Meski telah dilaporkan Clara ke pihak kepolisian, oknum debt collector tersebut masih bersikap arogan dan berani membentak anggota polisi.
Kapolda Metro Jaya Irjen Pol Muhammad Fadil Imran merasa geram pada aksi semena-mena para penagih utang (debt collector) seperti membentak dan memaki kepada anggotanya saat menjalankan tugas di Jakarta.
“Darah saya mendidih, ketika lihat anggota dimaki-maki.

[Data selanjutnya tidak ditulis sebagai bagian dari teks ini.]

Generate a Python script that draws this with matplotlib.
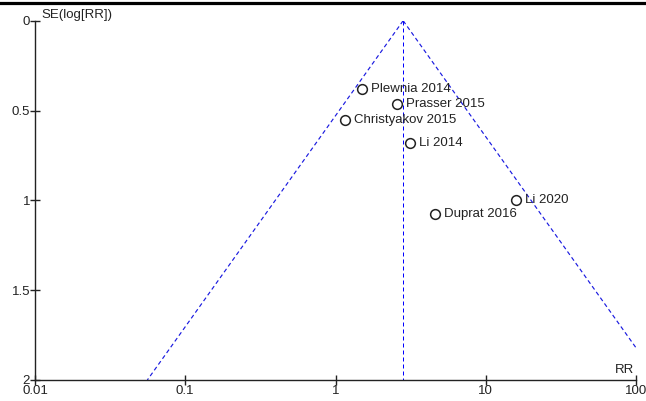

Enggak ada lagi tempatnya, preman di Jakarta,” kata Fadil dalam unggahan video Instagram pribadinya, di Jakarta, seperti dilihat di Jakarta, Rabu (22/2).
Fadil juga meminta kepada jajarannya agar mereka ditindak tegas, sehingga ke depannya dapat dipastikan tidak ada lagi yang menggunakan kekerasan dalam pekerjaannya.
Lapor Polisi
Deputi Komisioner Edukasi dan Perlindungan Konsumen OJK Sarjito mengimbau konsumen untuk melapor ke polisi jika debt collector melakukan tindakan-tindakan yang melampaui batas dan melanggar hukum, termasuk memberikan ancaman.
“Jika ada debt collector yang melampaui batas dan melanggar hukum, konsumen bisa melaporkan ke polisi, terlebih jika debt collector melakukan pengancaman, pencemaran nama baik, dan sebagainya,” kata Sarjito kepada Antara di Jakarta, Senin (27/2).
Sarjito menjelaskan bahwa ada tiga hal yang tak boleh dilakukan oleh debt collector saat melakukan proses penagihan, yaitu menggunakan cara ancaman, melakukan tindakan kekerasan yang bersifat mempermalukan, dan memberikan tekanan baik secara fisik maupun verbal.
Jika hal tersebut dilakukan, menurut Sarjito, debt collector dapat dikenakan sanksi pidana, sementara Pelaku Usaha Jasa Keuangan (PUJK) yang menggunakan jasa debt collector tersebut dikenakan sanksi administratif oleh OJK.
Di samping itu, Sarjito juga mengimbau konsumen untuk taat terhadap isi kontrak dan menghindari wanprestasi atau lalai memenuhi janji, guna terhindar dari debt collector. Menurut dia, konsumen harus bijak, berkomitmen, dan bertanggung jawab.
“Baca kontraknya dan penuhi kontraknya dengan baik,” katanya.
Kemudian, Sarjito menambahkan bahwa jika didatangi oleh debt collector, konsumen berhak melihat kartu identitas, sertifikat profesi di bidang penagihan dari Lembaga Sertifikasi Profesi di bidang pembiayaan yang terdaftar di OJK, surat tugas dari perusahaan pembiayaan, bukti dokumen debitur wanprestasi, dan salinan sertifikat jaminan fidusia dari debt collector.
Hal tersebut mengacu pada POJK Nomor 35/POJK.05/2018 tentang Penyelenggaraan Usaha Perusahaan Pembiayaan. “Seluruh dokumen itu wajib dibawa oleh debt collector saat menagih hutang, karena untuk memperkuat aspek legalitas hukum dalam proses penagihan pinjaman sehingga mencegah terjadinya dispute,” ujar Sarjito.